Мы встали из-за стола, и я попрощался с ним без улыбки. Он вышел в холл, где, несмотря на ранний час, уже вовсю работали игральные автоматы. Смешно, но, наблюдая, как он растворился в толпе, я поймал себя на том, что хочу понять, зачем он приезжал в Рино, было ли это его личным желанием или он в очередной раз прокатился из Лос-Анджелеса за государственный счет, чтобы по возвращении набросать небольшой отчет и со спокойным сердцем отправиться играть в гольф. Однако не все так измельчали. Люди не могут жить без веры. Я помню, во время нашей краткой беседы ни слова не было о том, что я нарушил какие-то законы. Речь шла о публичном покаянии: я должен был выказать раболепие перед государством — единственным истинным богом этого века, повинившись, что в прошлом меня посещали тайные мысли и я встречался с близкими по духу писателями, раздумывая над идеей социализма, или, скорее, братства людей, правда весьма туманно и неясно представляя средства для его осуществления. Все это было далеким прошлым, в Америке от левых не осталось и следа, поэтому не имело смысла сохранять лояльность или проявлять негативизм. Все ушло, кроме высоких порывов молодости, которым, несмотря на их полную несостоятельность, нельзя было отказать в благородстве. И вот теперь надо было их предать, дезавуировать, посмеяться над ними. Твердо зная, что тот марксизм, который я исповедовал, для меня уже неприемлем, я проявлял скорее моральную, чем политическую солидарность с теми, кто не преуспел в жизни, и, отрицая власть в противовес прагматическому стремлению к ней, искупал свою вину. Точно так же, как через несколько дней после успешной премьеры «Вида с моста» я устроился через бюро по найму чернорабочим, не выдержав этого и недели, я время от времени окунался в жизнь различных политических партий, пребывая в них до тех пор, пока не убеждался в полной несостоятельности подобной деятельности. По счастью, к 1956 году я умерил свои притязания на разрешение всех конфликтов в уравнительном ключе и от проблем морального и политического преобразования общества вернулся к застарелому конфликту с братом и неграмотным отцом, метафорического отмщения которого за победы можно было избежать, только если встать в ряд с последним гражданином страны, ежедневно в поте лица зарабатывавшим славу и честь, которые мне даровало творчество.

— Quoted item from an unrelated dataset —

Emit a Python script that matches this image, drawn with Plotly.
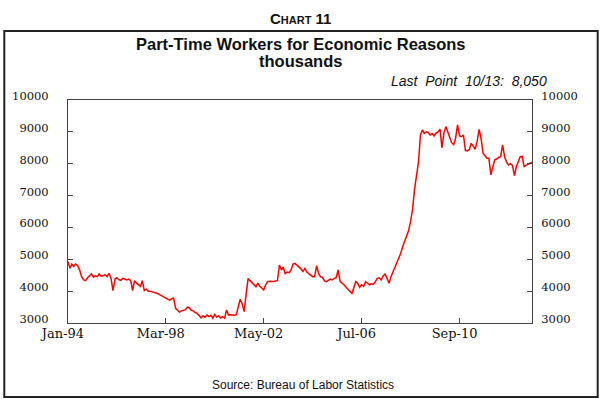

Через двадцать два года мне довелось услышать свою собственную историю из уст китайских писателей, которые прошли ссылку. Их страдания нельзя было сравнить с моими, однако пережитое помогло понять, что выпало на их долю.
В Нью-Йорк я летел в полупустом самолете и, вытянув ноги, занял несколько кресел. Теперь можно было дать волю своему страху, но не столько относительно ближайшего будущего, сколько относительно необходимости отстаивать в суде собственную благонадежность, хотя я не очень хорошо понимал, что это такое. Наступил один из тех моментов, когда прошлое наплывает обрывками нерешенных и неразрешимых проблем. Может быть, я конформист, а вовсе не радикал, который боится, что сопутствующий левым успех может поставить их авторитет под сомнение, показав, что в американской жизни все же осталось какое-то здравое начало. Так, я давно понял, почему коммунисты не приняли «Смерть коммивояжера» и «Всех моих сыновей». Успех пьес, исполненных критического заряда, ставил под сомнение тайное заклятие, будто американский театр не допускает социально значимых постановок. Правдивое повествование о жизни обречено на неуспех. Левые жили в преддверии второго пришествия, что создавало убаюкивающую атмосферу для пассивного моралиста, которому достаточно было познать истину, чтобы спастись, — эта дилемма стара, как теология Павла, и искусительна, как оправдание верой. Будучи художником, я знал, что созидание требует движения вперед, наступления на нерадивый сон мирового разума. Вся моя жизнь была борьбой между действием и бездействием, творчеством и отчужденной созерцательностью. Летя в Нью-Йорк, я в самолете записал сон, который мне привиделся за несколько лет до этого: я смотрю в театре свой собственный спектакль и неожиданно замечаю, что лица зрителей безжизненны, как сама смерть. Оглянувшись, я вижу, что здесь родные, друзья, все, кого довелось встретить, и кричу: «Боже, я ведь их всех убил!» Как будто для того, чтобы запечатлеть чей-то образ, у живого человека надо похитить дух. И в то же время испытываю чувство недозволенной радости, ибо, нарушив волю Господню, сотворил свой мир.